I consider it profoundly wrong to teach young earth creationism or Intelligent Design, the child with a three-digit IQ, in science class. I am a theologian, by the way, trained as a neuroscientist before I started to study religious history -- my field. As a theologian, I am appalled at the over-reach by some of the more fundamentalist representatives of religion. Christian dominionist views have no place in the American social and legal fabric. They're fine in church but keep them out of the body politic.

As long as the theist is convinced that the atheist cares about him, the tutorial on ethics and science teaching could work. Above all, the man wants to be a good teacher. Help him find a way to do that.

Sunday, May 18, 2008 10:25 AM
Original article: I Like to Watch

Andromeda

I remember reading the "Andromeda Strain" and thinking it was massively farfetched. I saw the movie and thought it was overdone so I am not optimistic about a redo.
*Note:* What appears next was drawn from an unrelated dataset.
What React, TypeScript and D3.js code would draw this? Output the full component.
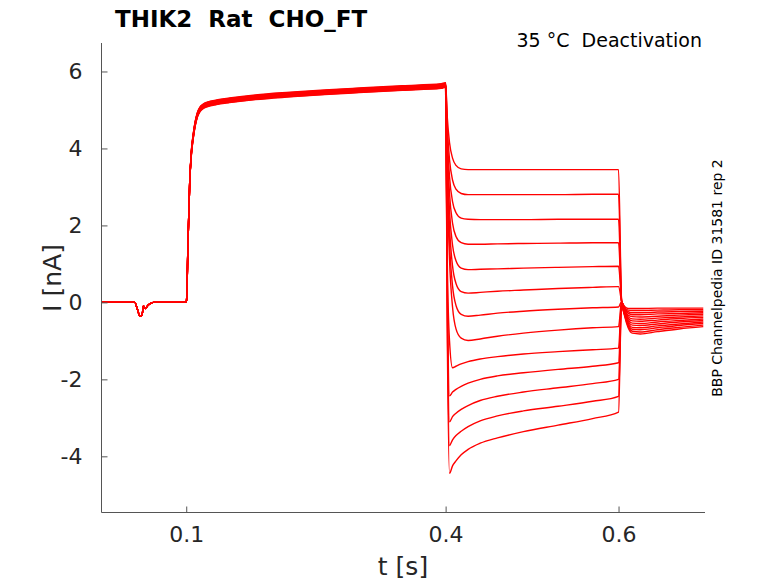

That said, five years after the book came out, there was a rather puzzling event in a small corner of Central Africa, near the Congo River. A man went to a nurse at a mission in Yambuku, Zaire, with the symptoms of malaria. He got a shot of anti-malarial from the nursing nun who ran the dispensary. He died horribly a week later, bleeding to death. He was one of the 318 vicitms of the first emergence of the Ebola virus.

The doctors who responded to the outbreak, which killed 280 of the affected people, were scared out of their gourds. Two patients got as far as Kinshasa where they died in hospital. A nurse got it, too, and died a week later after having gotten around the city before getting too sick to get out of bed.

The discovery of AIDS and other emerging infectious diseases and of antibiotic resistant strains of germ have made the news a lot scarier than anything that a fiction author, no matter how gifted at raising panic can produce. Richard Preston's "The Hot Zone" and Stephen King's "The Stand" are a lot scarier than "Andromeda." The scientists from USAAMRID who tackled Ebola Reston weren't sure they were going to get out of it alive. We live in a scary world. Crichton is nowhere near raising goosebumps on my arms.

Sunday, May 18, 2008 10:29 AM
Original article: I Like to Watch

More Goosebumps

Anyone who wants to be more scared than a fictional account like "The Stand" can give is welcome to read Laurie Garrett's superbly reasearched "The Coming Plague." Her end notes are superb. Much more worrisome than Andromeda, her book raises the consequences of our almost unpardonable neglect of global public health issues. It covers the early years of the AIDS plague better than most sources and more readably.